Hmm... First there's the assignment rules. They make sure that nothing with a shorter lifetime ends up in a variable with a longer lifetime designation. The other part is to proof that the type deduction and argument matching rules work.

Both parts are not difficult to reason about, but I don't know what a formal proof needs to look like exactly. (How formal do we need to go?)

>
> Have you read the old blog posts (written before the creation of Rust) by Bartosz Milewski regarding the borrowing in D?

No, can you point me to them? I couldn't find them on his blog under http://bartoszmilewski.com/category/d-programming-language/
There are some posts about ownership and regions, but only in the context of multi-threading. I'm afraid this wouldn't easily fit into a hierarchical system like I have in mind.

>
>
>>Implementation of this feature is possible without doing flow control or interprocedural analysis.<
>
> I remember that Walter has recently said that he's willing to add some kind of flow analysis to the D front-end.

Interesting. The question is: is it worth it? Maybe we can already cover 99% of the use cases with a simpler construct. The concept needs to be understandable for the users of the language, too. And maybe "some kind of flow analysis" just isn't enough to get a significant improvement, maybe it would need whole-program analysis...
August 25, 2014
On Monday, 25 August 2014 at 15:38:09 UTC, Ola Fosheim Grøstad wrote:
> On Monday, 25 August 2014 at 11:09:48 UTC, Marc Schütz wrote:
>> I believe this proposal is close to the best we can achieve without resorting to data flow analysis.
>
> I agree with bearophile, perhaps data flow analysis would be desirable. So I think it would be a good idea to hold the door open on that.

I definitely don't want to exclude anything. But we need to find out whether the additional complexity of full-blown DFA is really necessary, see my reply to bearophile.

>
>> I'm unfortunately not familiar with the theoretical foundations of type systems, and formal logic. So I'm not sure what exactly
>
> I don't know all that much about linear type systems, but this is an opportunity to learn more for all of us! :-)
>
>> you mean here. It seems to me the problems with @safe are with the way it was implemented (allow everything _except_ certain things that are known to be bad, instead of the opposite way: allow nothing at first, but lift restrictions where it's safe to do so), they are not conceptual.
>
> Because real programming languages are hard to reason about it is difficult to say where things break down. So one usually will map the constructs of the language onto something simpler and more homogeneous that is easier to reason about.
>
> When it comes to @safe I think the main problem is that D makes decisions on constructs and not on the "final semantics" of the program. If you have a dedicated high level IR you can accept any program segment that can be proven to be memory safe in terms of the IR. The point is to have an IR that is less complicated than the full language, but that retains needed information that is lost in a low level IR and which you need to prove memory safety.
>
> memset() is not unsafe per se, it is unsafe with the wrong parameters.
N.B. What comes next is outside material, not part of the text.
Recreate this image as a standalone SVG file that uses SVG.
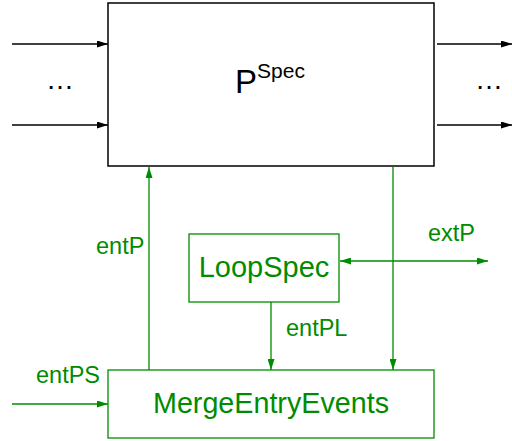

So you have to prove that the parameters are in the safe region. Same thing with freeing memory and borrowed pointers etc. You need a correctness proof even if you give up on generality.
>
> You may reject many safe programs but at least verify as many simple safe programs as you can.
>
> A bonus of having a high level IR is that you more easily can combine languages with fewer interfacing problems. That would be an advantage if you want a DSL to cooperate with D.

But this would require knowledge about the inner workings of memset() to be part of the IR, or memset() to be implemented in it. The same IR (or an equivalent one) would then need to be part of language specification, otherwise different compilers would allow different operations.

IMO the general idea of the current design is not okay, because it's easy to implement, and easy to specify (a whitelist, or as currently, blacklist approach). If something has been overlooked, it can be added incrementally; at the same time there's always @trusted to let the programmer specify what the compiler can't prove.
August 25, 2014
On Monday, 25 August 2014 at 18:14:03 UTC, Marc Schütz wrote:
> But this would require knowledge about the inner workings of memset() to be part of the IR, or memset() to be implemented in it.

The latter. You might have "zerofill(ptr,length)" and turn it into "clear(data)" if it is @safe.

> The same IR (or an equivalent one) would then need to be part of language specification, otherwise different compilers would allow different operations.

I think you could have a low performance minimum requirement reference implementation for this between the front-end and the back-end.

As in, not written for performance, but as a baseline for testing the real implementation.

> currently, blacklist approach). If something has been overlooked, it can be added incrementally; at the same time there's always @trusted to let the programmer specify what the compiler can't prove.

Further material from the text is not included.